Cover letters are a professional introduction to your resume. They enable you to showcase your communication skills and provide a glimpse of your personality. Some employers won’t even consider a resume that is not accompanied by a cover letter. Therefore, all resumes should be sent with a cover letter.
There are four steps to writing an effective cover letter. The first consideration is the heading and salutation. Your cover letter’s heading should be the same as your resume. If using a template, be sure to update the company name/address and change the date. Whenever possible, address the letter to a specific person. If you don’t have a specific contact name, use Attention: Hiring Manager.
The first paragraph of the cover letter is critical to making a positive first impression. This paragraph should attract the reader’s attention. Be specific as to why you are writing and succinctly demonstrate your research of the company. Include a short summary of why you are a good candidate for the job. Capture the attention of the reader and avoid the “form letter” approach.
Instead of saying “I am writing in response to your advertisement in the newspaper” start with “Customer service can be defined as taking care of your customers, their needs and desires, in a professional and courteous manner. This describes my customer service philosophy and therefore I believe I am an excellent candidate for the Account Manager position with your company.”
The second paragraph offers your chance to sell your skills. This is the part of the letter that contains the sales pitch. Outline the top reasons you are worthy of an interview. Focus on why you are qualified for the position with specific examples of accomplishments.
The closing paragraph should never close on a passive note. Tell the employer when you plan to follow up. Express an interest in the position and the company. Always thank them for taking the time to consider your qualifications.
Ensure your cover letter is free from spelling and grammar errors. Don’t overuse the word “I.” Remember the letter should highlight how you can benefit the company. Keep your letter short and simple, never longer than one page, preferably no more than four paragraphs. Always personally sign the letter when sending by mail or fax.
Most human resources expert agree; all resumes should be sent with a cover letter. The cover letter is another opportunity for you to demonstrate how your military skills will easily translate into a civilian career.
There are five steps to writing a military transition cover letter. The first step is the heading and salutation. Your cover letter’s heading should be the same as your resume. If using a template, be sure to update the company name/address and change the date. Write the date in civilian terms. Do not use the military method of writing dates; this will further demonstrate you are committed to your transition.
You have been taught to be formal and respectful in the military. However, in the civilian world you should just be professional. Whenever possible, address the letter to a specific person. If you don’t have a specific contact name, use Attention: Hiring Manager.
Second is your introductory paragraph. Capture the reader’s attention with your years of experience or by showing the transferability of your military skills. Start with a strong statement such as “If you are seeking an experienced leader who motivated a team of ten recruiters to continually exceed their goals by as much as 50%, then I believe I am an excellent candidate for the Sales Manager position.”

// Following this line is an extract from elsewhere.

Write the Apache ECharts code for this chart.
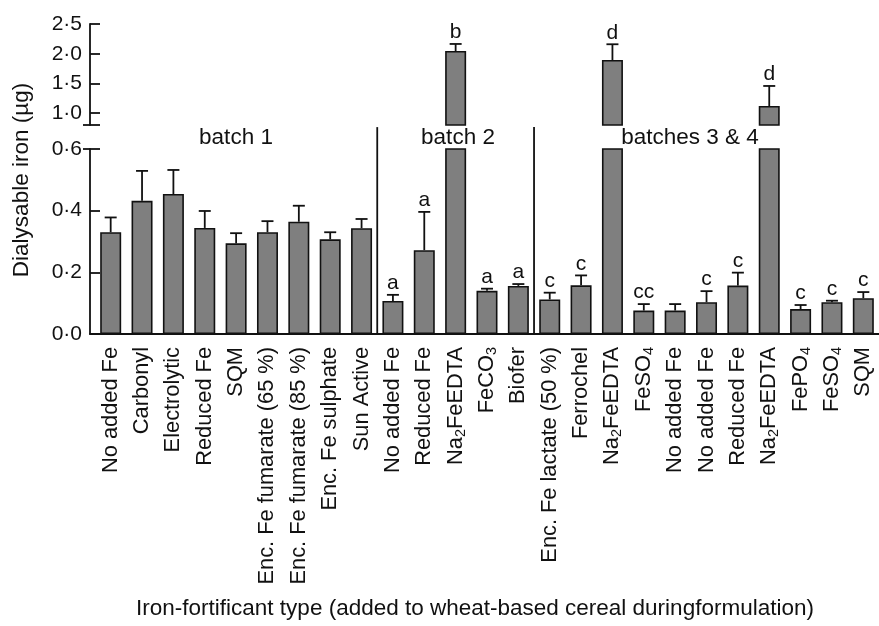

Next, focus on the middle paragraph, which provides your sales pitch. This paragraph highlights your transferable skills, qualifications, and accomplishments, and should be written in civilian terminology. Avoid military terms and acronyms. Refer the reader to your enclosed resume.
If you are retiring from the military, do not use the word retired in your cover letter. This brings up negative connotations and may impact your future salary negotiations. Instead, simply state you have enjoyed a successful career in the United States (insert military branch).

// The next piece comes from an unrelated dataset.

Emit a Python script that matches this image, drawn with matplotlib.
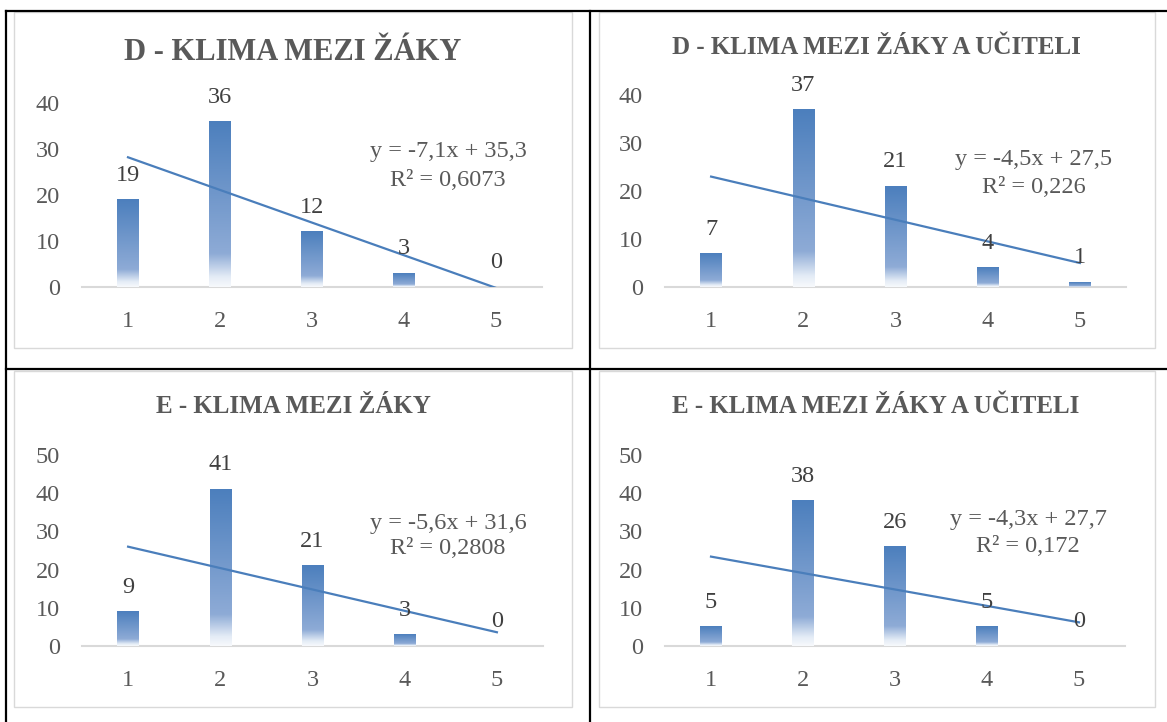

The last paragraph of your resume is your closing paragraph. Never close a cover letter on a passive note. Don’t be afraid to ask for an interview. Tell the employer when you plan to follow up, express your interest in the position and the company, and thank them for considering your qualifications.
Military transition cover letters have one final step ? demilitarization! Go through the document to ensure that you have translated or removed all the military terms and acronyms. Have someone who is not affiliated with the military read your cover letter and provide their opinion before sending it out.